[EXERCISE]
Check each line of the data for "with" and select those that have it.

══ GIVEN MATERIAL

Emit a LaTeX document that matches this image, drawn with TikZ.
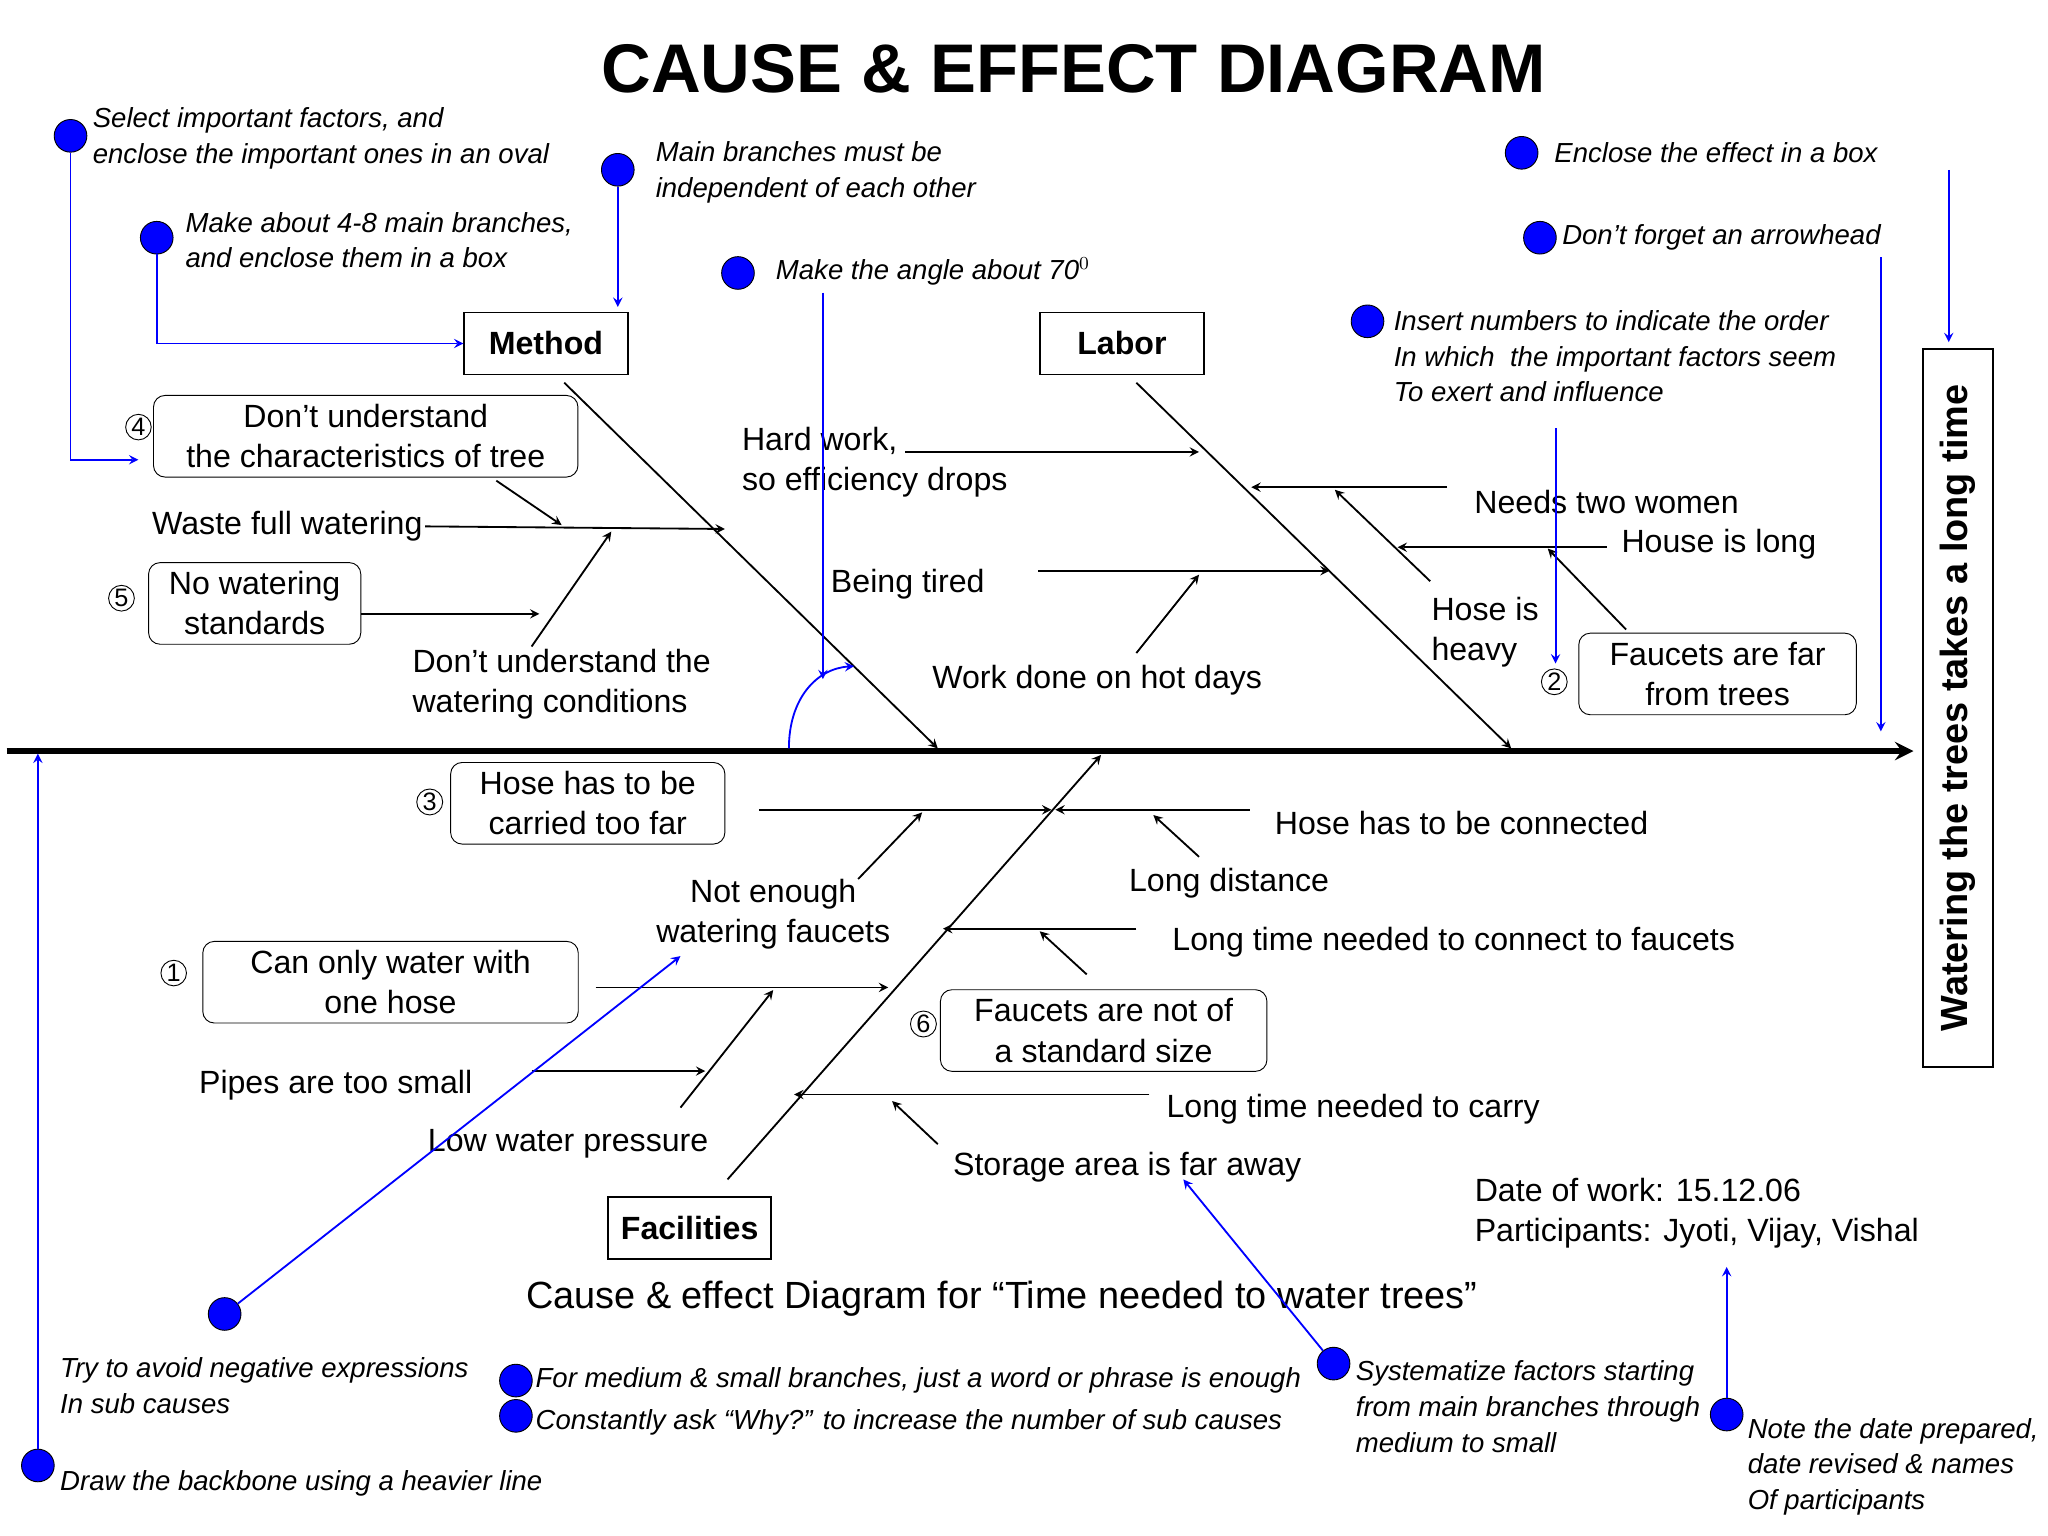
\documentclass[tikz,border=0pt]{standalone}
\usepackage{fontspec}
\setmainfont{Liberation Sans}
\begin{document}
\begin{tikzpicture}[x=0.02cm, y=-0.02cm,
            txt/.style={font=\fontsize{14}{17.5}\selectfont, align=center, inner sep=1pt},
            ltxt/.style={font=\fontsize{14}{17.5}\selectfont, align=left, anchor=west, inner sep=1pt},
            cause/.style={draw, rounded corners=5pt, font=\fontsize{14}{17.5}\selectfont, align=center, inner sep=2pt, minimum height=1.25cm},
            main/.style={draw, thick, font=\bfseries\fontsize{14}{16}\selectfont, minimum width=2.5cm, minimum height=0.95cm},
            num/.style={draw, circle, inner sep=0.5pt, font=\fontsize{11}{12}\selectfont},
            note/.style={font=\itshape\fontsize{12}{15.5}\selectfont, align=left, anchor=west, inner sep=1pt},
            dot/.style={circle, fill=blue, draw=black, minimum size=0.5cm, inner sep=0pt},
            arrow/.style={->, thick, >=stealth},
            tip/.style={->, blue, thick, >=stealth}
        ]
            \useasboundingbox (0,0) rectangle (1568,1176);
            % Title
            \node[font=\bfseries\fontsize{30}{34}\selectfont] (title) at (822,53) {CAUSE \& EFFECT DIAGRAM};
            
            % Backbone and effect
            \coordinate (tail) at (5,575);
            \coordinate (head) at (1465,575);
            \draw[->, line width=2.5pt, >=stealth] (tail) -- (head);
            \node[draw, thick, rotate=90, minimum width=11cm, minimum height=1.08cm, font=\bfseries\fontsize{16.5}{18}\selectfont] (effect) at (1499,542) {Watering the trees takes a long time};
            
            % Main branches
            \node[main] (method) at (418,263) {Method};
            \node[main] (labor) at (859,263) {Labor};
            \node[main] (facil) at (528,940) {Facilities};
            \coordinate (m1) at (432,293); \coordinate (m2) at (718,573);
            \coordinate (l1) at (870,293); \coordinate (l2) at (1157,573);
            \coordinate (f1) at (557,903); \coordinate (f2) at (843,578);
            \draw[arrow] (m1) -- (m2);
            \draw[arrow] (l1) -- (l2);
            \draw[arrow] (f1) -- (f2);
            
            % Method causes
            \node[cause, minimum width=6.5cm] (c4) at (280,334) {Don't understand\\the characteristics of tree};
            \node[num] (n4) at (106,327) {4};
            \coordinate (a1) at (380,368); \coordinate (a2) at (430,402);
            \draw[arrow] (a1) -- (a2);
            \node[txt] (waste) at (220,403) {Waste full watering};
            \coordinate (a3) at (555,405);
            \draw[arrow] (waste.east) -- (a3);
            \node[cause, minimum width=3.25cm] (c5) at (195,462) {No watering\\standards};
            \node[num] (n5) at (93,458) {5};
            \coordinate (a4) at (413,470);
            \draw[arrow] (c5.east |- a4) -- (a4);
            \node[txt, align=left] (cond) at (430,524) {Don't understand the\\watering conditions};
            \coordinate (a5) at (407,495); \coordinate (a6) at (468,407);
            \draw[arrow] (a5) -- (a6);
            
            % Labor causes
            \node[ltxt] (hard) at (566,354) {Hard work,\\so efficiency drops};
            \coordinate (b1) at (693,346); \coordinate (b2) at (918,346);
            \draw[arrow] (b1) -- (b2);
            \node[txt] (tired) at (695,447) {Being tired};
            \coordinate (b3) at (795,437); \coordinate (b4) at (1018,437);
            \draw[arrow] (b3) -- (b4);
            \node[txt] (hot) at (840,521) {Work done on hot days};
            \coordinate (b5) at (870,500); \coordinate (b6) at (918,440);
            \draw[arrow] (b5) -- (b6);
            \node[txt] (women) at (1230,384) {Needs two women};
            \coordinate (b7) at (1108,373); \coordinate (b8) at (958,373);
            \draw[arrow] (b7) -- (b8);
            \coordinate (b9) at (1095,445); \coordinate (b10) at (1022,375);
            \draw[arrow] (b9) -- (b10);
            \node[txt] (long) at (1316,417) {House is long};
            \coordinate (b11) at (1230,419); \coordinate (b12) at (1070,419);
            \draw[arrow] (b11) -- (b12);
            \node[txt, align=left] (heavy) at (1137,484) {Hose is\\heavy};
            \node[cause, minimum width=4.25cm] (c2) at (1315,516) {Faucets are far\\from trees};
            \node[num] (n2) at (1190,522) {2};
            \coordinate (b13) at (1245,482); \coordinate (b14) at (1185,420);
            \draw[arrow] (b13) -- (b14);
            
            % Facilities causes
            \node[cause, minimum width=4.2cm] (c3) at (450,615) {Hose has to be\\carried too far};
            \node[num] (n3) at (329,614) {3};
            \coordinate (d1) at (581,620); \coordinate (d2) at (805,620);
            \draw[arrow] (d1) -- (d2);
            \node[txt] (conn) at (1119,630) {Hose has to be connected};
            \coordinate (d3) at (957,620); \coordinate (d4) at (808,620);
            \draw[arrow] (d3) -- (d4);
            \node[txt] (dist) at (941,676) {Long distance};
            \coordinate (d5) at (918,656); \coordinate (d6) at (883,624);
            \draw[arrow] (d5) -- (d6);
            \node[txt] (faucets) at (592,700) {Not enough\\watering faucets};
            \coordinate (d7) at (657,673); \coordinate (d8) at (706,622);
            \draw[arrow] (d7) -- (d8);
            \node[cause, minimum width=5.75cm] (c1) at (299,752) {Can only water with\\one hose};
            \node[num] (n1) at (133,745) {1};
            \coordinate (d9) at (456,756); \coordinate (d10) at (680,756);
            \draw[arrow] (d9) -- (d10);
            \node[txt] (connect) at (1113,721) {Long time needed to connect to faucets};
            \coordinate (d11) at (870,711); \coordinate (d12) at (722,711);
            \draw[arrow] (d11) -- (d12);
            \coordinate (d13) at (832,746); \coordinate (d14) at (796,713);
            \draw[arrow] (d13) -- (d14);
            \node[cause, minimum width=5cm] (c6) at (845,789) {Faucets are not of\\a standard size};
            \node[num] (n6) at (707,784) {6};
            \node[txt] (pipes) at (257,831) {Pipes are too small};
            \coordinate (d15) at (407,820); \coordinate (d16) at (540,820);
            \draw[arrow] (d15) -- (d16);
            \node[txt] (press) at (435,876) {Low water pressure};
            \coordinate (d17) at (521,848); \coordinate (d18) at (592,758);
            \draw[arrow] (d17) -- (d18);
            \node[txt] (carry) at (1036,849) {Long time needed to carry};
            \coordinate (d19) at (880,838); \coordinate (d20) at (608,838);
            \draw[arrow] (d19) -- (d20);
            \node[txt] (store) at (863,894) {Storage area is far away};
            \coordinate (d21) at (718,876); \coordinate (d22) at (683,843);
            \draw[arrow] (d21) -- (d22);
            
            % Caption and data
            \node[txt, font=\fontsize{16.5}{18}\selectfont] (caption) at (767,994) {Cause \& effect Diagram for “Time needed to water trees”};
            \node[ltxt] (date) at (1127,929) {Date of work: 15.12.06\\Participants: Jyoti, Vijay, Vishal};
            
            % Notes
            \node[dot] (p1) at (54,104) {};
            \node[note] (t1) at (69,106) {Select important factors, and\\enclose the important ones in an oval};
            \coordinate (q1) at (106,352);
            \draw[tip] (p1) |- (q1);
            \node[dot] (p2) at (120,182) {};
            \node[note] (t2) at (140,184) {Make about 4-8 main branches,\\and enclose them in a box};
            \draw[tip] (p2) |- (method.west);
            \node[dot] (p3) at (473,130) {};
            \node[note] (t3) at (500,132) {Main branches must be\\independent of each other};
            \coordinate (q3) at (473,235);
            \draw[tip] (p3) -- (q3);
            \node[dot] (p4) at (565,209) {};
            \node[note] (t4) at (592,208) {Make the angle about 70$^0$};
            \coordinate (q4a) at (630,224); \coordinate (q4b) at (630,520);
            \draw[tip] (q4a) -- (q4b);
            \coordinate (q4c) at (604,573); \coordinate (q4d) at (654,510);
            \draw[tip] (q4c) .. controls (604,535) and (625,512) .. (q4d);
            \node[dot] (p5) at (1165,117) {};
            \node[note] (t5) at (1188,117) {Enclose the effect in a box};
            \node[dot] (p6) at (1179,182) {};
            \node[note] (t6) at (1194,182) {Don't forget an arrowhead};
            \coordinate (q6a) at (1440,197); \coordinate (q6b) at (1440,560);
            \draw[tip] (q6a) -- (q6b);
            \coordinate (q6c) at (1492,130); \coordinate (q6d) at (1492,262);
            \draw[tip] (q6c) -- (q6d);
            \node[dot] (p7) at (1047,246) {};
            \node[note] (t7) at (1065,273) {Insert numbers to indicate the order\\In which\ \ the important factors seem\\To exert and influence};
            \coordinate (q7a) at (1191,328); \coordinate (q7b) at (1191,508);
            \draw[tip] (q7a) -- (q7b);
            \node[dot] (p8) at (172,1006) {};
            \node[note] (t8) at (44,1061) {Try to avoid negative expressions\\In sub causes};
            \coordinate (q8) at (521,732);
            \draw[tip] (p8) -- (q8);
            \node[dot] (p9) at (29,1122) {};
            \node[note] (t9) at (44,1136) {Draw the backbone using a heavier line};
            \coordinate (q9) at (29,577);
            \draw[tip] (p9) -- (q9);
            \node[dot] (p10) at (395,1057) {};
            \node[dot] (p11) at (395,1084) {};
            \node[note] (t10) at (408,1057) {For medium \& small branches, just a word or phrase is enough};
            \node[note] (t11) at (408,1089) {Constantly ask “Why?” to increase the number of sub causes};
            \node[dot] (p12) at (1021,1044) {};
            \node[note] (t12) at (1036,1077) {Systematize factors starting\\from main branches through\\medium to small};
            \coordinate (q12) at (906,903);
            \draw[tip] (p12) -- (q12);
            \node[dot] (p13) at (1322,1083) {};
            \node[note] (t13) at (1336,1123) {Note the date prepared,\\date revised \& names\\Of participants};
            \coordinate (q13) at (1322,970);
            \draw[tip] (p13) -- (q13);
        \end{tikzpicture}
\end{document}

════

[OUTPUT FOR THIS EXERCISE]
Emit a LaTeX document that matches this image, drawn with TikZ.
            \node[cause, minimum width=5.75cm] (c1) at (299,752) {Can only water with\\one hose};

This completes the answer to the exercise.